### Task instructions:
Set down word for word the lines running from the line with "Write a Python" to the line with "import plotly.graph_objects as go", ends included. Skip every picture.

### Supplied data:
↓↓↓

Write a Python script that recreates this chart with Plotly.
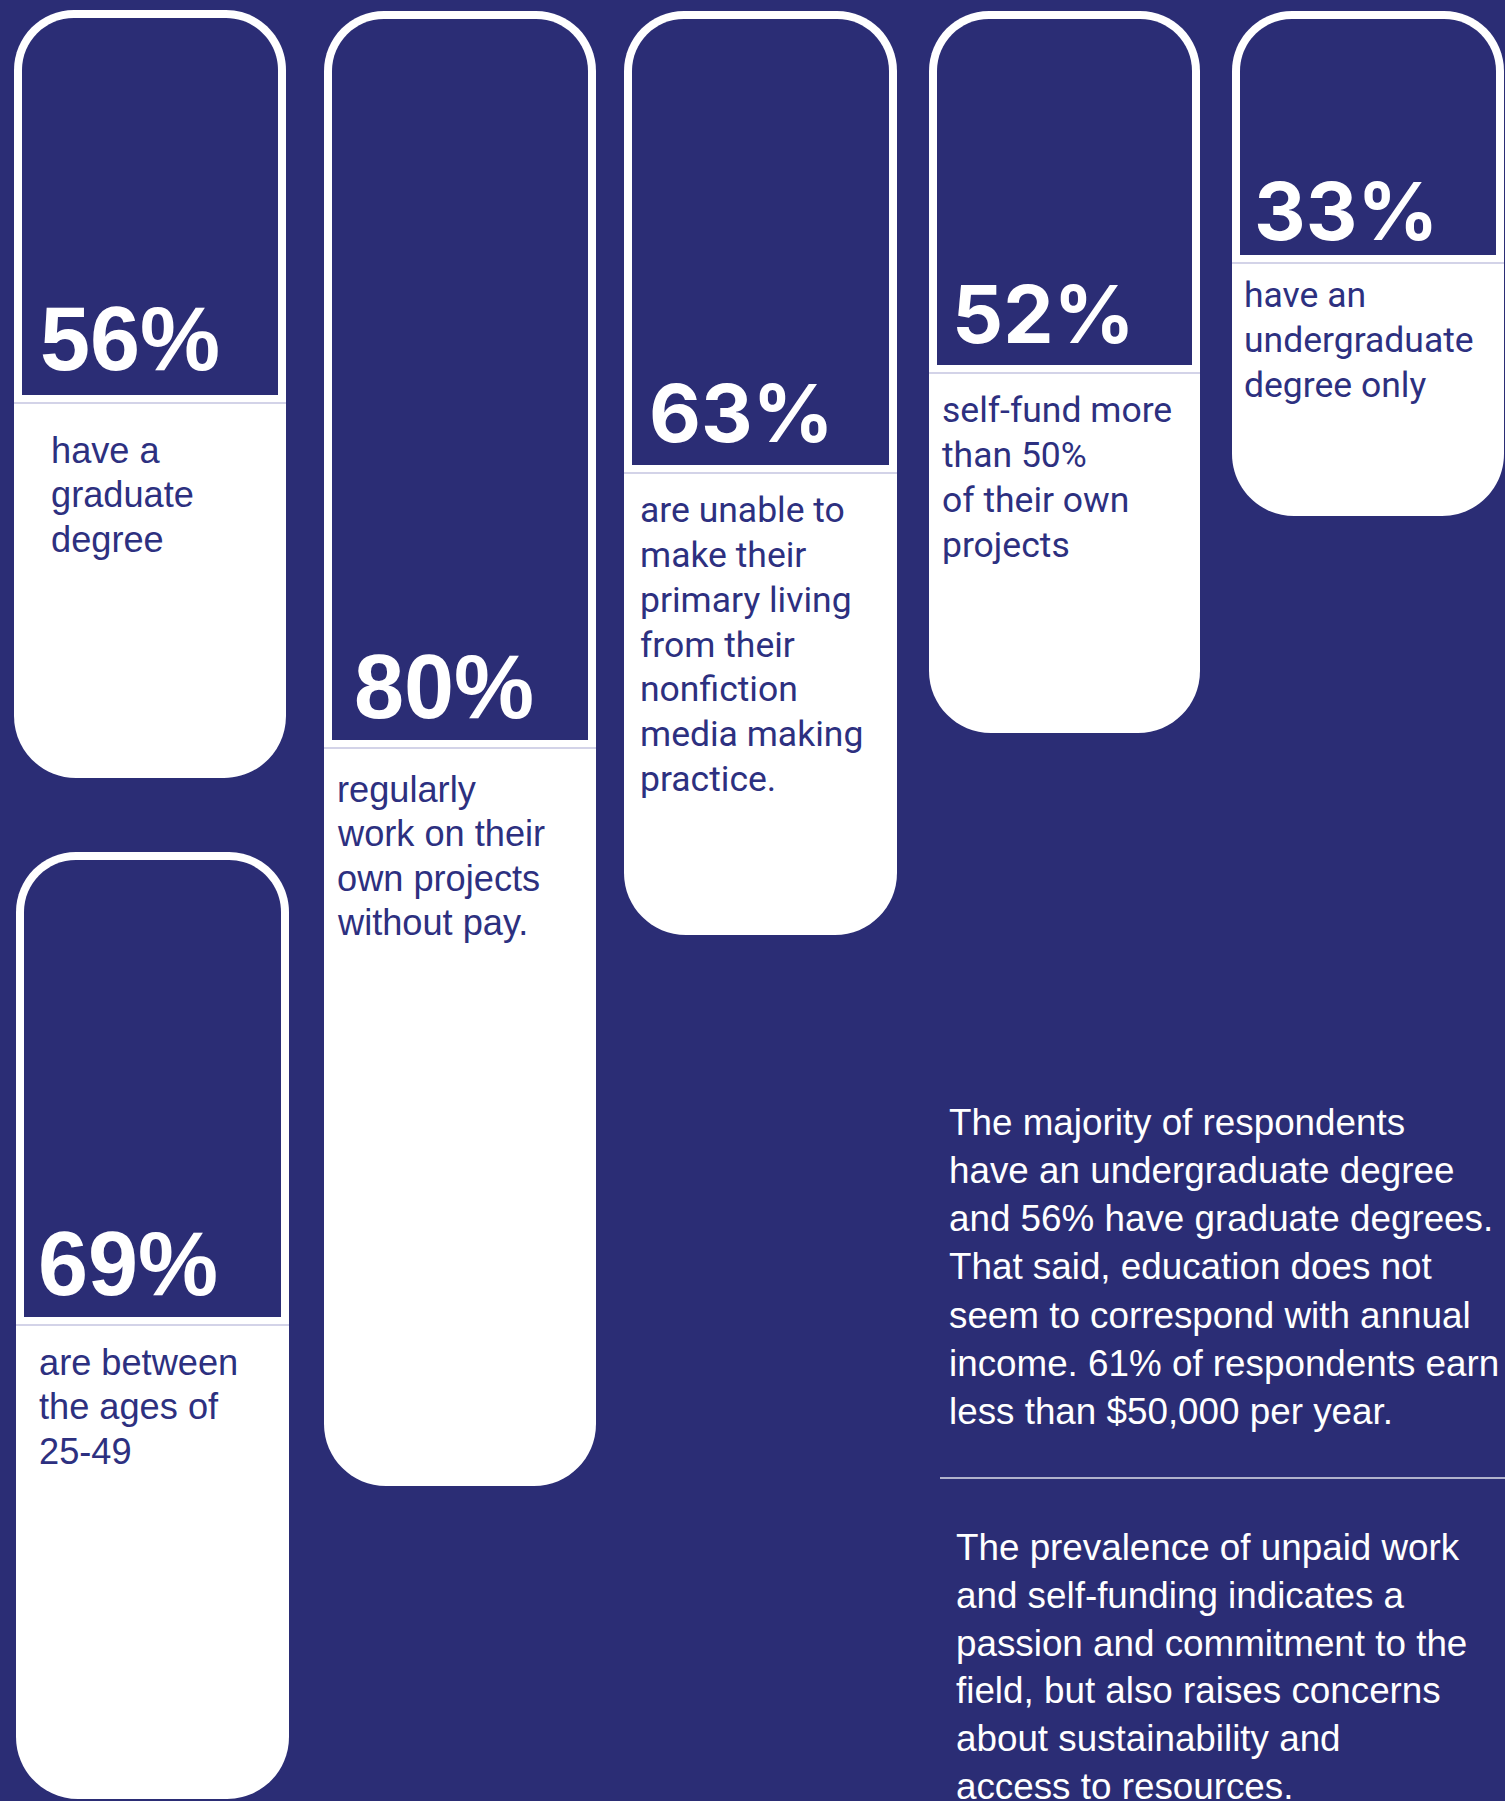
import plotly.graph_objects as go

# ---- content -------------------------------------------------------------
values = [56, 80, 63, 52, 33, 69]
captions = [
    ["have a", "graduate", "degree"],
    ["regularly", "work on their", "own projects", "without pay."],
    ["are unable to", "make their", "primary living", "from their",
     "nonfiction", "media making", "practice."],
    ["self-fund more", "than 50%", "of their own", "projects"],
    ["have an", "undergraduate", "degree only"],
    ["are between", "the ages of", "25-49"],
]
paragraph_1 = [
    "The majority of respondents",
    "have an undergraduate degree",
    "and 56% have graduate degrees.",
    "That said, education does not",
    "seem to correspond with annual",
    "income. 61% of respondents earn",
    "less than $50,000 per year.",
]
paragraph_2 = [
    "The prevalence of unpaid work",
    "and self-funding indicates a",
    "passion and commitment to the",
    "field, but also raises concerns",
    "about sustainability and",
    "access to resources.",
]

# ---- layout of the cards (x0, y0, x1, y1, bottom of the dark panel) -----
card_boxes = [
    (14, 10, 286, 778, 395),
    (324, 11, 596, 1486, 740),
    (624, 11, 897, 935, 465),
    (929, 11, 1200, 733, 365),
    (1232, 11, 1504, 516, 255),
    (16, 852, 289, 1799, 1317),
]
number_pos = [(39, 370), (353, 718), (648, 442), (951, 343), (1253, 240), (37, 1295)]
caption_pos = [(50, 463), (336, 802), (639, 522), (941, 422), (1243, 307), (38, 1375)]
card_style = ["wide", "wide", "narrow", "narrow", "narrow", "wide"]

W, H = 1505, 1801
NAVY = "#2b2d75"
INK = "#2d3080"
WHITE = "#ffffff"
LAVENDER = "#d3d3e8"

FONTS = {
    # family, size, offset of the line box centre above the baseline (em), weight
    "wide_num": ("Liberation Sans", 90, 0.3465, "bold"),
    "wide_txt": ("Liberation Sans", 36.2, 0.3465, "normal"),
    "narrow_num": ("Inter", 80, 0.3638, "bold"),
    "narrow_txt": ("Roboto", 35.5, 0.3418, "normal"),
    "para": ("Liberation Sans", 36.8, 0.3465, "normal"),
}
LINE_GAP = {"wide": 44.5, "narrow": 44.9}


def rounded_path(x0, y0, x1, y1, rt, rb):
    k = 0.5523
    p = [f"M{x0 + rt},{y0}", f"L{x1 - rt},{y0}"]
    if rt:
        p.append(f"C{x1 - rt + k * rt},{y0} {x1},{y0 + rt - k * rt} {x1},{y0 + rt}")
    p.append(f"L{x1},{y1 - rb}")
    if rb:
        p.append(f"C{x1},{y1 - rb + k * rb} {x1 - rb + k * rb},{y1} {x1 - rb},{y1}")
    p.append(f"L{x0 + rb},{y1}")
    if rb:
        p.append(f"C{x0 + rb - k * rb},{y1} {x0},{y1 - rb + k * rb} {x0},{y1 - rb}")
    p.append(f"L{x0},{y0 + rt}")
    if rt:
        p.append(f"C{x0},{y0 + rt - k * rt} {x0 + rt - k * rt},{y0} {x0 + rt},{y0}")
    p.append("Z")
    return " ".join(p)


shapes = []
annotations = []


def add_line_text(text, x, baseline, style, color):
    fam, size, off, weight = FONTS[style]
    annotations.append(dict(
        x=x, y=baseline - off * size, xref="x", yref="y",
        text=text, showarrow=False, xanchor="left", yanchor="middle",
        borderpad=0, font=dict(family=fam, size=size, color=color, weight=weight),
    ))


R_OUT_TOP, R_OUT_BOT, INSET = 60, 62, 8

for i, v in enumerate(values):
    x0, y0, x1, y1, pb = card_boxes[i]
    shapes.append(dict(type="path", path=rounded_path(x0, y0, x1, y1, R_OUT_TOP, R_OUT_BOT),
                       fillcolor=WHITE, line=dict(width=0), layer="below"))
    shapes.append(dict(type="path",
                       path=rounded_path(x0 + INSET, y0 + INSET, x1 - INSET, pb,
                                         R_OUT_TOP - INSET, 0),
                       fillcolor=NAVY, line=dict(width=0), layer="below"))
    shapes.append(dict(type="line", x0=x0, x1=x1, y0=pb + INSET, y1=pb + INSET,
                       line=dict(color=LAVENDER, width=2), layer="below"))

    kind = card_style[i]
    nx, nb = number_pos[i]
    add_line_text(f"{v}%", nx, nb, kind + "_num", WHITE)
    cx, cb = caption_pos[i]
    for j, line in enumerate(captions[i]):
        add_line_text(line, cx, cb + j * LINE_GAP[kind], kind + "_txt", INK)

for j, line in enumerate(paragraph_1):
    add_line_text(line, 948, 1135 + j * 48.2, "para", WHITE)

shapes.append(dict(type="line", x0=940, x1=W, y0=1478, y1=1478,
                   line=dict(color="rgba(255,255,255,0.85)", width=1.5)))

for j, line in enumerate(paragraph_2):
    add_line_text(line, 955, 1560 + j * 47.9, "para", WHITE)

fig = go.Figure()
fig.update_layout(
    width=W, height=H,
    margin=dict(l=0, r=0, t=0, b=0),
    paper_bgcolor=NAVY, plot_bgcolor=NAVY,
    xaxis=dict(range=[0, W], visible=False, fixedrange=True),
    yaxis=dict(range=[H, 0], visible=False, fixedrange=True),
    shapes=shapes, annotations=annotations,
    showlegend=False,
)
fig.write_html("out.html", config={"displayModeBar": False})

↑↑↑
↓↓↓

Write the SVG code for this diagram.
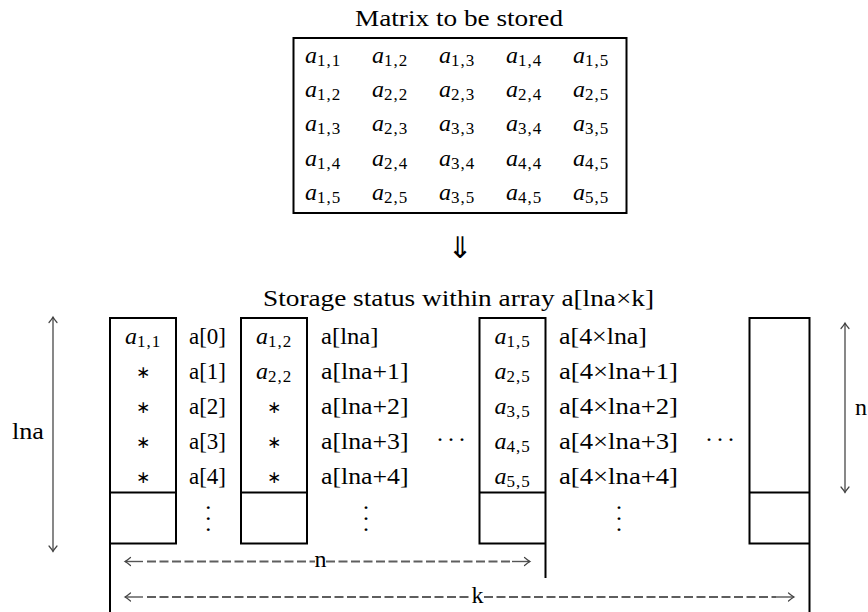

↑↑↑
↓↓↓

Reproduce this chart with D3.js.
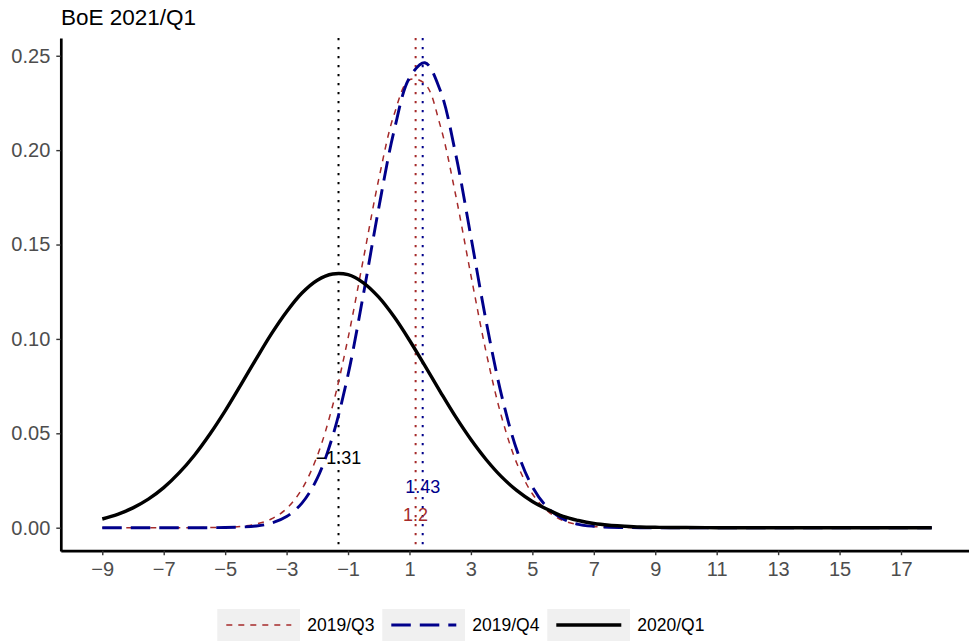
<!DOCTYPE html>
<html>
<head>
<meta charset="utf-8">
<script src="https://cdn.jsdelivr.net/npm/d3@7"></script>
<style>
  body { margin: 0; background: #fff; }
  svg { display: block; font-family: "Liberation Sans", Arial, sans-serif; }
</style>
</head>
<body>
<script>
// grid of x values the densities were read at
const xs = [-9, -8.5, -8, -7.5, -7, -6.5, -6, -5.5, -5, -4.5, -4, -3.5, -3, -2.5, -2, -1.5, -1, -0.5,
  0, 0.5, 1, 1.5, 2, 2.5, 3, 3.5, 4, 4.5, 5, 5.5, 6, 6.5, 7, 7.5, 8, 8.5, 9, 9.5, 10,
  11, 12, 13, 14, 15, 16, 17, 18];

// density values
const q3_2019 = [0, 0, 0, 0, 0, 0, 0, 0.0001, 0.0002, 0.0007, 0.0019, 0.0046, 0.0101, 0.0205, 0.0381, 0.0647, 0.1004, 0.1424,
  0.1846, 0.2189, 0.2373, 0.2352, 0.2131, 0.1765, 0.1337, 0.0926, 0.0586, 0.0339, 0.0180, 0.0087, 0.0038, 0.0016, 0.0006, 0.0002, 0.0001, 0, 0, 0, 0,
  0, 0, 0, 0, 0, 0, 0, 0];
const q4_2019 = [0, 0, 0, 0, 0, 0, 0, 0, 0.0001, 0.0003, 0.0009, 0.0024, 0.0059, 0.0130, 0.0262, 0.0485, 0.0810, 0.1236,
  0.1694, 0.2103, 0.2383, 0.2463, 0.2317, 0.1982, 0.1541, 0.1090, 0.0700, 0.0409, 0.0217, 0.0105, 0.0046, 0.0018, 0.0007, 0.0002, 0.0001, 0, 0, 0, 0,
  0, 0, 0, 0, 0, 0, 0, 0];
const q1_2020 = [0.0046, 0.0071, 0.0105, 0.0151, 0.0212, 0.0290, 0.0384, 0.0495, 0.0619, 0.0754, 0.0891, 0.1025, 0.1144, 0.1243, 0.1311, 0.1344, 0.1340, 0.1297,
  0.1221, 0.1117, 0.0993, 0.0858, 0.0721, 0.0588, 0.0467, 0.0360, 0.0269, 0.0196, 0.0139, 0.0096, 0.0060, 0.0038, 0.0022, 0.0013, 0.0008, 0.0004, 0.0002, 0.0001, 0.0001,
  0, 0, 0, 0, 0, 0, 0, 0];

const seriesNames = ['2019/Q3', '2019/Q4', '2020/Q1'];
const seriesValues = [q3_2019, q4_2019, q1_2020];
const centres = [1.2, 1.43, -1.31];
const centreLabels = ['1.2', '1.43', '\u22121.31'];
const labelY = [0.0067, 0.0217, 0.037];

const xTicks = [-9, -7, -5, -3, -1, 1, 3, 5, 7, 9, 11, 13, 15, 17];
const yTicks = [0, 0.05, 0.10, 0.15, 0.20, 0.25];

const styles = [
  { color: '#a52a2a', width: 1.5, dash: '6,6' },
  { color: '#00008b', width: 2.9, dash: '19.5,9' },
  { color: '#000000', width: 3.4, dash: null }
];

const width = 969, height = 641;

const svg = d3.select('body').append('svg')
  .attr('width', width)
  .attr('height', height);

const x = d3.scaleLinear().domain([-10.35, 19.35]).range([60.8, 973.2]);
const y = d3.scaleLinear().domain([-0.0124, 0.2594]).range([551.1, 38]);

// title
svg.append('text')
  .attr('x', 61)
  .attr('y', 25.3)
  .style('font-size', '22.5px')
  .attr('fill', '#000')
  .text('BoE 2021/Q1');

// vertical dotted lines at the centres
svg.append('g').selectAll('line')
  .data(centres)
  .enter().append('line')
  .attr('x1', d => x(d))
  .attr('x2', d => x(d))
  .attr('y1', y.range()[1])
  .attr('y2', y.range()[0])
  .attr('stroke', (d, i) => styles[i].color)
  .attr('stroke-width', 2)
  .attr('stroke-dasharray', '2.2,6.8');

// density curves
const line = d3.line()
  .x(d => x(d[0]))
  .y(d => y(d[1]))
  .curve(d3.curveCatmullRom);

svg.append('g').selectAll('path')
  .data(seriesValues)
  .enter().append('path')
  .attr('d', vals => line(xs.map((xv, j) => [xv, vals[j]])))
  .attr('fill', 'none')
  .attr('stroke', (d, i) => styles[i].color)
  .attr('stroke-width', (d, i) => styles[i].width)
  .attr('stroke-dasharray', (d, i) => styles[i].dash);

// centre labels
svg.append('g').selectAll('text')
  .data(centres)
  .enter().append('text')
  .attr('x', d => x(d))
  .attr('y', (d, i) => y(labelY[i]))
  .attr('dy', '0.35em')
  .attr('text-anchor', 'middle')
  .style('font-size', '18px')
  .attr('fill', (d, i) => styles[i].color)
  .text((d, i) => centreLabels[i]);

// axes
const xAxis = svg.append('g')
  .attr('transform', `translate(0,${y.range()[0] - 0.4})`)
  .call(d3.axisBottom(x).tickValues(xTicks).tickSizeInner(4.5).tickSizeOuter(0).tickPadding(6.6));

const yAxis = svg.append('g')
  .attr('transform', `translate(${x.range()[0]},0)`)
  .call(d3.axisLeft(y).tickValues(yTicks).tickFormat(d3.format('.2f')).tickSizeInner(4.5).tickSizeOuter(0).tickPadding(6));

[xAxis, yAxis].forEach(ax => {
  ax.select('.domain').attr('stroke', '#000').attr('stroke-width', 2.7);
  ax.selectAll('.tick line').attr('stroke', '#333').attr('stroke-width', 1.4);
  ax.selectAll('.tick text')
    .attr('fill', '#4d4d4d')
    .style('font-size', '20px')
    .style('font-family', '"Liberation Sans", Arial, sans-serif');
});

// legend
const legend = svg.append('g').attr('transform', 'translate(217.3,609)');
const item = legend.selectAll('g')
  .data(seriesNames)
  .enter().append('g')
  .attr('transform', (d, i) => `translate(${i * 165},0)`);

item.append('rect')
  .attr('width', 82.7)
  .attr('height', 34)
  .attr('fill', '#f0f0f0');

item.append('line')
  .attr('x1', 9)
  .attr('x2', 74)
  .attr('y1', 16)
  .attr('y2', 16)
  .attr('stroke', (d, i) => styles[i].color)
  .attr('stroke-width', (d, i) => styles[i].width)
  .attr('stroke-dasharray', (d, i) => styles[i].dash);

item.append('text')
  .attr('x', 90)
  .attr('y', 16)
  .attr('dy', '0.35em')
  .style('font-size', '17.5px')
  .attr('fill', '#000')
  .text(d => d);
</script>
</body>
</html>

↑↑↑

### Written reply:
Write a Python script that recreates this chart with Plotly.
import plotly.graph_objects as go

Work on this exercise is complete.